-- start of Data listing --
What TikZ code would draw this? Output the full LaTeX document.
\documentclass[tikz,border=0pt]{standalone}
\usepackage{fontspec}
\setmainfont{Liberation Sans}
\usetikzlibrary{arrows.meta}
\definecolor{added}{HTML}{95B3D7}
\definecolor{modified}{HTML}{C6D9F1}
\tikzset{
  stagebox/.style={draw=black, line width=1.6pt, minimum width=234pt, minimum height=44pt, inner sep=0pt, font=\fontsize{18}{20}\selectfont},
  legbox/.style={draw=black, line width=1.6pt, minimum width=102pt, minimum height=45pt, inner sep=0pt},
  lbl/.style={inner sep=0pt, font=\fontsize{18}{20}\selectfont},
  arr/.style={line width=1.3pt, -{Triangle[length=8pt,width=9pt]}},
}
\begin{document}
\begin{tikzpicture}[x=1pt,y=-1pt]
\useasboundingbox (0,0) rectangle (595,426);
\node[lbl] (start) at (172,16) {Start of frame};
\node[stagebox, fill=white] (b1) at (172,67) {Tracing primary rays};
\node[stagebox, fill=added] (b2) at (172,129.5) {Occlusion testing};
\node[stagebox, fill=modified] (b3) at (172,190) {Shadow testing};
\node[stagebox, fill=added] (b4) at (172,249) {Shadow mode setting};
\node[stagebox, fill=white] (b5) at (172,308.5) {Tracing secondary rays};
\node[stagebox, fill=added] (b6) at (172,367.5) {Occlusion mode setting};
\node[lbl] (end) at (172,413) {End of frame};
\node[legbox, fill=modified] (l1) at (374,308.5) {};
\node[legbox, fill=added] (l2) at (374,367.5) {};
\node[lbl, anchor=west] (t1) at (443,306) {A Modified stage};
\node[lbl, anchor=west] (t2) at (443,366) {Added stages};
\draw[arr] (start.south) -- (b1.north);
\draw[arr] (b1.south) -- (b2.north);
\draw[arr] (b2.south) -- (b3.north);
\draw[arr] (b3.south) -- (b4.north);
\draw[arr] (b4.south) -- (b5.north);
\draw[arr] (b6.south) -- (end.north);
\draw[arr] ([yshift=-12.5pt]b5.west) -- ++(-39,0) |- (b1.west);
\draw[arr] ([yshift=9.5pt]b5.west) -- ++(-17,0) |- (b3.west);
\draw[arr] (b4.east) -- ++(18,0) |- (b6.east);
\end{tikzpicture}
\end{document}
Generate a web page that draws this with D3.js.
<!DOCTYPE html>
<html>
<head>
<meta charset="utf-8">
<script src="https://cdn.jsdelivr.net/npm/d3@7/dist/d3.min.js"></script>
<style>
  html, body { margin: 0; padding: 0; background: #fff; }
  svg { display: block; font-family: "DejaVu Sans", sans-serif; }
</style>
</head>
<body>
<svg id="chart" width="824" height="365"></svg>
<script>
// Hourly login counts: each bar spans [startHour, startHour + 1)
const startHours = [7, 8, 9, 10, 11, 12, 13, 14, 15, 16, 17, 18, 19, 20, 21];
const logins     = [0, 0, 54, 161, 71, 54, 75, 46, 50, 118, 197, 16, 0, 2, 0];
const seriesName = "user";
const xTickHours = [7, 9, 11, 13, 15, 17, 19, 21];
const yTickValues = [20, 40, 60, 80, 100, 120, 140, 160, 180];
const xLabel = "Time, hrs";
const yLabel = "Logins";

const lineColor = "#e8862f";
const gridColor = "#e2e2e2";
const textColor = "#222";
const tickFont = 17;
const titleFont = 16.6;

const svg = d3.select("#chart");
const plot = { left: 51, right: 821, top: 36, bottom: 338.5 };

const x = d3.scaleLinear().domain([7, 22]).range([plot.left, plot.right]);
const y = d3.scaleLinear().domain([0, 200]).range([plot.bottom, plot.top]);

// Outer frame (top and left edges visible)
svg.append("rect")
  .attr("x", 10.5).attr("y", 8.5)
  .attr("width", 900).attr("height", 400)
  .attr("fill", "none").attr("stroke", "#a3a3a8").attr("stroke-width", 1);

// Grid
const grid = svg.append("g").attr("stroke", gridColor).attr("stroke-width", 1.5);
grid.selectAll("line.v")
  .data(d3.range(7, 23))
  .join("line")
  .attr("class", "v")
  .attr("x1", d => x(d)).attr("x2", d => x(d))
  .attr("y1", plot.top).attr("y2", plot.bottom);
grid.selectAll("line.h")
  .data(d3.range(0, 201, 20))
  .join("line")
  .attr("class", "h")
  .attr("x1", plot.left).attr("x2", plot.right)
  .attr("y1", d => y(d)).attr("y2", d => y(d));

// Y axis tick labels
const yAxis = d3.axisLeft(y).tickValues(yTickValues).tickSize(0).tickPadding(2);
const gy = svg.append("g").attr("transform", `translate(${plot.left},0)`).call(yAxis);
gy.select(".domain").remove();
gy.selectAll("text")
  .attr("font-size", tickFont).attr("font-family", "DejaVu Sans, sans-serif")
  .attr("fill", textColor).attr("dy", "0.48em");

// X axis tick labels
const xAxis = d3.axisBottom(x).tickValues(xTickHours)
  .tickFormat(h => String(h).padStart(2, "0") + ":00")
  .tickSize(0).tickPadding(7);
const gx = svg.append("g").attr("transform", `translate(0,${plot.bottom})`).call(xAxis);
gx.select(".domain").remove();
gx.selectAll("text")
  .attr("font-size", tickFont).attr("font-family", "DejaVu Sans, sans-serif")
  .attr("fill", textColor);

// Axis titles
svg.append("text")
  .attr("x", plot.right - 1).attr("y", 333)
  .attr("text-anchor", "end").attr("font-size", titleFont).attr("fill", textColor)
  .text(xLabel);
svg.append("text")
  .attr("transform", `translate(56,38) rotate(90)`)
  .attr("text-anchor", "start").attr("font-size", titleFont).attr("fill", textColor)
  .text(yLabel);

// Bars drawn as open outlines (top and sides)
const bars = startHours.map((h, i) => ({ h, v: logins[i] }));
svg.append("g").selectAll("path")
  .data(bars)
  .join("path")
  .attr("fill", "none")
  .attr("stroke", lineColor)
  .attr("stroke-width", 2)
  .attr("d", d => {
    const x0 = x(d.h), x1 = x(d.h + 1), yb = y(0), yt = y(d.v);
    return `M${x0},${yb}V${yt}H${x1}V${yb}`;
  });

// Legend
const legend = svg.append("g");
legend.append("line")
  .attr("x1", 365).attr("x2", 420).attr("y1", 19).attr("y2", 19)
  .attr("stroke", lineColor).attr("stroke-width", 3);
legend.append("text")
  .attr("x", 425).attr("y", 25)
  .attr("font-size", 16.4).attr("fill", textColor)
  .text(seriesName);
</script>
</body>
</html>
-- end of Data listing --
-- start of Data listing --
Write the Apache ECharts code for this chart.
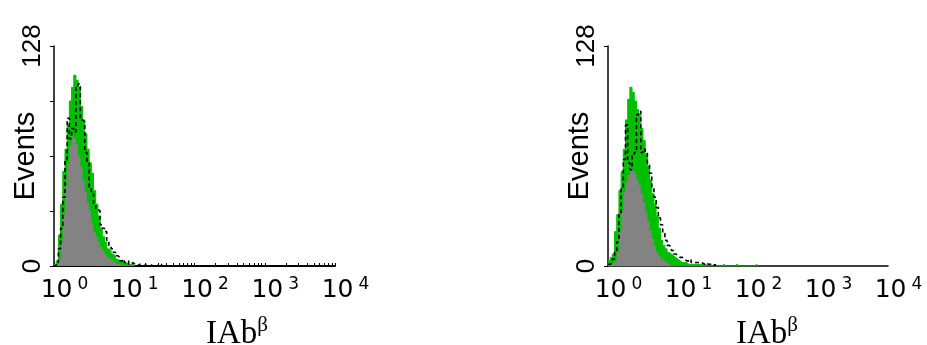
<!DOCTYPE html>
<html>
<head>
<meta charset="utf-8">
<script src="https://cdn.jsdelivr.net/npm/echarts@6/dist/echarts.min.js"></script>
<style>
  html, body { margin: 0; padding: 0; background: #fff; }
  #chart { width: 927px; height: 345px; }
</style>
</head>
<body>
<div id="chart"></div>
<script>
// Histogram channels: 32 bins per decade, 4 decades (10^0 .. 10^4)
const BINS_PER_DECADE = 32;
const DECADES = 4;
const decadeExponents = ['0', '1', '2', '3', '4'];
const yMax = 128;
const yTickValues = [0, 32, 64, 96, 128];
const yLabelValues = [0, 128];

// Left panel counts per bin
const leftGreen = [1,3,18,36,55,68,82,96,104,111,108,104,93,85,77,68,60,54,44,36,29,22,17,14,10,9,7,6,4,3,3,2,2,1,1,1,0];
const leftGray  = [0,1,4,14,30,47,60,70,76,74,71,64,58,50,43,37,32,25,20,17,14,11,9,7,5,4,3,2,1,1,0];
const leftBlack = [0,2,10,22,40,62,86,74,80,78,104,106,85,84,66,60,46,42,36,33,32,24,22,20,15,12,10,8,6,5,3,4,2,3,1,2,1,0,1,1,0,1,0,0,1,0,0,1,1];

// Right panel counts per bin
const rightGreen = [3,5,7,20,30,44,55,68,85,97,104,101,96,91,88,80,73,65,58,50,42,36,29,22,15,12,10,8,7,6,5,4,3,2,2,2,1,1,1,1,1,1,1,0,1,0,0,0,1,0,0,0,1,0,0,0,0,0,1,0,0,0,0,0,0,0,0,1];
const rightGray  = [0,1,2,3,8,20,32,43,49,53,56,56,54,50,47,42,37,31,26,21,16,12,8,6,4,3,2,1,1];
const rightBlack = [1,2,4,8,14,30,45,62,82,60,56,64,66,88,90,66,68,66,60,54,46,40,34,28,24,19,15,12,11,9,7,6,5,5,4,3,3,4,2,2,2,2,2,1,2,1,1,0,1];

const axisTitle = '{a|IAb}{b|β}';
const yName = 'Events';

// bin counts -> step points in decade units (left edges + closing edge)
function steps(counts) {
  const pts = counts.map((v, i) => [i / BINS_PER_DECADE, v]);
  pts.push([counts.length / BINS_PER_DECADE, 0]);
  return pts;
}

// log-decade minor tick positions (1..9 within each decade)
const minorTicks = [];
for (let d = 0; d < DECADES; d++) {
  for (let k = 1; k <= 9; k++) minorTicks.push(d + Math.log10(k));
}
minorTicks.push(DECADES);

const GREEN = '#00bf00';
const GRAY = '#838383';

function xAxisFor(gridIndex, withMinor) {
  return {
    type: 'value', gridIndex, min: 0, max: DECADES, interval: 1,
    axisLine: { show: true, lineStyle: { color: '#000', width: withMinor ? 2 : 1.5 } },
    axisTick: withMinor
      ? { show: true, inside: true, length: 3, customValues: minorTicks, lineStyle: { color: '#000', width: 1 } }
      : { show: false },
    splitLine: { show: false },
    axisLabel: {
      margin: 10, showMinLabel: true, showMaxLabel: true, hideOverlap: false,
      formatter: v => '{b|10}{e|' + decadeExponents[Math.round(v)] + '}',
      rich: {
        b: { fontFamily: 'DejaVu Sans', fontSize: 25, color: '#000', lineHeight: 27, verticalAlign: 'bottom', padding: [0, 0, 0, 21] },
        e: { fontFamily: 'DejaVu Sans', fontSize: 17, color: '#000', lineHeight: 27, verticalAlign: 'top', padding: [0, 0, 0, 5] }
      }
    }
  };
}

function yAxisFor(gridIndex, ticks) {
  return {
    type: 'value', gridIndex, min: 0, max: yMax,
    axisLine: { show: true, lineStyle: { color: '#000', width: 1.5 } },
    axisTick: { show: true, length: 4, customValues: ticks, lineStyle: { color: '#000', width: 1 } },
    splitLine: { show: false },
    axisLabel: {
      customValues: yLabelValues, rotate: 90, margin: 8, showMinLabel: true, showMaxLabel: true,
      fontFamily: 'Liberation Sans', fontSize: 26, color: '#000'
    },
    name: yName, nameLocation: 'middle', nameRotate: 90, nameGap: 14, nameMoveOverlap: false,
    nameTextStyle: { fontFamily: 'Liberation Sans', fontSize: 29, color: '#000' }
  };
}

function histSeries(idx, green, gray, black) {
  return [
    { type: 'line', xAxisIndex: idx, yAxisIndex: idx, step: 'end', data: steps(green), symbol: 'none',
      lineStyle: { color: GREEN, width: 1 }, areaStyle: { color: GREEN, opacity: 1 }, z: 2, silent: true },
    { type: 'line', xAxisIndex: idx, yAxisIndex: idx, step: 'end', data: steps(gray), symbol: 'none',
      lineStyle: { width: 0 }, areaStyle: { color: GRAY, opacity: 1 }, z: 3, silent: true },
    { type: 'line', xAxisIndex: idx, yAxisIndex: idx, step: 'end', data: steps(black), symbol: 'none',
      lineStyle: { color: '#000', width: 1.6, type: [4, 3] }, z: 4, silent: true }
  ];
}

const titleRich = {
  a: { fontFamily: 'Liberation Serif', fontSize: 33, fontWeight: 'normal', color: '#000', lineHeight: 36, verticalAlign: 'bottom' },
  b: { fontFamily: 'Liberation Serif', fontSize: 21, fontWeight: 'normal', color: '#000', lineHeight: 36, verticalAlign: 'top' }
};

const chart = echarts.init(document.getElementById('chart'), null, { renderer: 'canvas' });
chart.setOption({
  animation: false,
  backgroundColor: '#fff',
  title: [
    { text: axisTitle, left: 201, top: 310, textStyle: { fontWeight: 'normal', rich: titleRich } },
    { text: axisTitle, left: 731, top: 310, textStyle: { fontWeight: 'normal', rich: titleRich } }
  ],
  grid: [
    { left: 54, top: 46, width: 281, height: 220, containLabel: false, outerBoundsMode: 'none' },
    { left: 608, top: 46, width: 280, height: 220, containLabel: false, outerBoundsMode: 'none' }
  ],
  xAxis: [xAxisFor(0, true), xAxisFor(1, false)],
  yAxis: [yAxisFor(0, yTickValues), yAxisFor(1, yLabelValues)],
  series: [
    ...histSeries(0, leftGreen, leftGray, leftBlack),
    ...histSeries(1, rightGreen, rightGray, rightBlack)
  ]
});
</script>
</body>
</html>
-- end of Data listing --
-- start of Data listing --
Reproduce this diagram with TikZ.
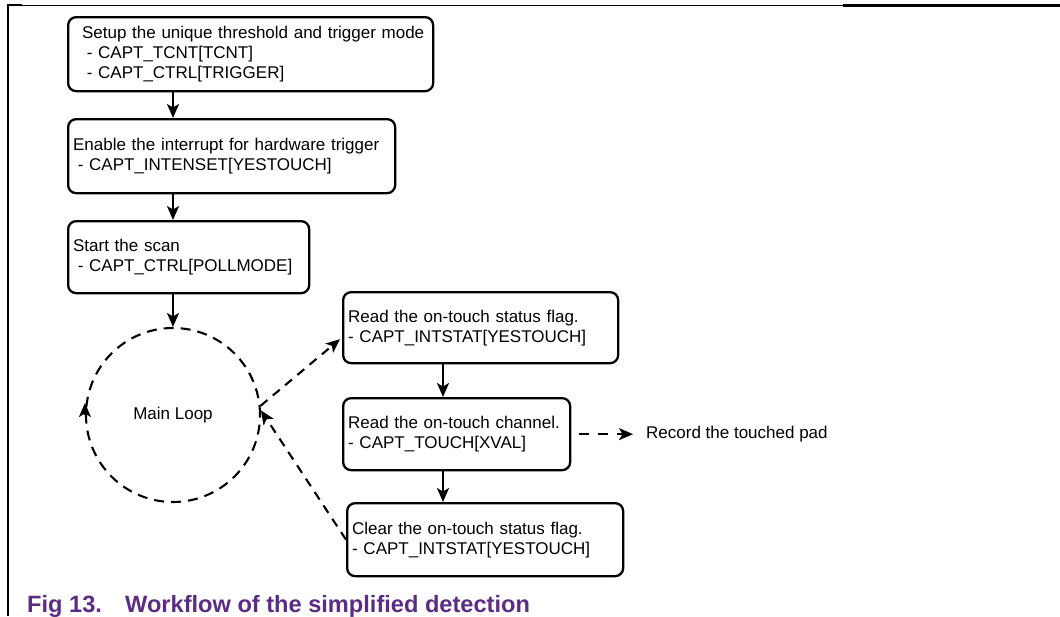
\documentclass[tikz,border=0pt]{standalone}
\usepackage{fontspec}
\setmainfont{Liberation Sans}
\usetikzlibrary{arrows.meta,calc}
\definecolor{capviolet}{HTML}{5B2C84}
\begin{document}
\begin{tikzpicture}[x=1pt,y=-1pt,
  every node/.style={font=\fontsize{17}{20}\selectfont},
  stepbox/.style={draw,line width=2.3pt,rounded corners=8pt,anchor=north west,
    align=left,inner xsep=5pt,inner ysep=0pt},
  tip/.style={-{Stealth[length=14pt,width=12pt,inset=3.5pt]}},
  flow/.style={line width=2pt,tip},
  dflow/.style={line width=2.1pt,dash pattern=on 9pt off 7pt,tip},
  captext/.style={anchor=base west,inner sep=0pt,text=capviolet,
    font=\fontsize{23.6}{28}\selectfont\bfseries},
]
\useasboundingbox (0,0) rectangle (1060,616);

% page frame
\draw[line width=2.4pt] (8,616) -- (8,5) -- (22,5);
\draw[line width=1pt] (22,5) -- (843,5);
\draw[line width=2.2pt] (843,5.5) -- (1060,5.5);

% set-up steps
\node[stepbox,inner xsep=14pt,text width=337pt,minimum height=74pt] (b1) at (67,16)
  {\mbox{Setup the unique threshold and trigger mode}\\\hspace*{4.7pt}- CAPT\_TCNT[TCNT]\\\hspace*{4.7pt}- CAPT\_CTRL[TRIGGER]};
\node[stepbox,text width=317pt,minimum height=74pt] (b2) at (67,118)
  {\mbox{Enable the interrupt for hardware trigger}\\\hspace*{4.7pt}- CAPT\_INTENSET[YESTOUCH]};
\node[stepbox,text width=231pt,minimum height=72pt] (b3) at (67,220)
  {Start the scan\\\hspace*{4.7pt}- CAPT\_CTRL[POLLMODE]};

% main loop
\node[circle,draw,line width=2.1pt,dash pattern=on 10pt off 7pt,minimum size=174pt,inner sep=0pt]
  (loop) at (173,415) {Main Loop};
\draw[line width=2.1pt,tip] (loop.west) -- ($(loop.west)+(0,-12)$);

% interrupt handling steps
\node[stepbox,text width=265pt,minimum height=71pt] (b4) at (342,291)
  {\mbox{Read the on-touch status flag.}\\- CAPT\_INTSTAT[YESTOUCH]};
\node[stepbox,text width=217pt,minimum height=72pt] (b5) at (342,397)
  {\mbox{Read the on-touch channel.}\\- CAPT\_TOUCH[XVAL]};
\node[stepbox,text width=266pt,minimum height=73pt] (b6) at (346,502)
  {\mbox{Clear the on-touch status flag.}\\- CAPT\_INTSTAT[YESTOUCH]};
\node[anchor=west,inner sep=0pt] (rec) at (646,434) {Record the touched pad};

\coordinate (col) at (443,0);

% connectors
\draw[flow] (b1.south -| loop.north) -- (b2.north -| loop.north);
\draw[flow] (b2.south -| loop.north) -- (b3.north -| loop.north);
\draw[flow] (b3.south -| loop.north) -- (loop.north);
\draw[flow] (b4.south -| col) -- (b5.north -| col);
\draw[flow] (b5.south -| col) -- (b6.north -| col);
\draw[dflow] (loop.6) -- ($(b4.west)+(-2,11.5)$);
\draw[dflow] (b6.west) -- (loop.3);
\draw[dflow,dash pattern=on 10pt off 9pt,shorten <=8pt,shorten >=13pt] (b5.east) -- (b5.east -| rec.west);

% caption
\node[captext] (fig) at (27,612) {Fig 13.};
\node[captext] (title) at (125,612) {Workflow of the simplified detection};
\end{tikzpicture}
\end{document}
-- end of Data listing --
Exactly as they appear, write out the lines from the one containing "Reproduce this diagram with TikZ." down to the one containing "(843,5.5) -- (1060,5.5);", both included. Pictures are left out.

### [Solution to the problem]
Reproduce this diagram with TikZ.
\documentclass[tikz,border=0pt]{standalone}
\usepackage{fontspec}
\setmainfont{Liberation Sans}
\usetikzlibrary{arrows.meta,calc}
\definecolor{capviolet}{HTML}{5B2C84}
\begin{document}
\begin{tikzpicture}[x=1pt,y=-1pt,
  every node/.style={font=\fontsize{17}{20}\selectfont},
  stepbox/.style={draw,line width=2.3pt,rounded corners=8pt,anchor=north west,
    align=left,inner xsep=5pt,inner ysep=0pt},
  tip/.style={-{Stealth[length=14pt,width=12pt,inset=3.5pt]}},
  flow/.style={line width=2pt,tip},
  dflow/.style={line width=2.1pt,dash pattern=on 9pt off 7pt,tip},
  captext/.style={anchor=base west,inner sep=0pt,text=capviolet,
    font=\fontsize{23.6}{28}\selectfont\bfseries},
]
\useasboundingbox (0,0) rectangle (1060,616);

% page frame
\draw[line width=2.4pt] (8,616) -- (8,5) -- (22,5);
\draw[line width=1pt] (22,5) -- (843,5);
\draw[line width=2.2pt] (843,5.5) -- (1060,5.5);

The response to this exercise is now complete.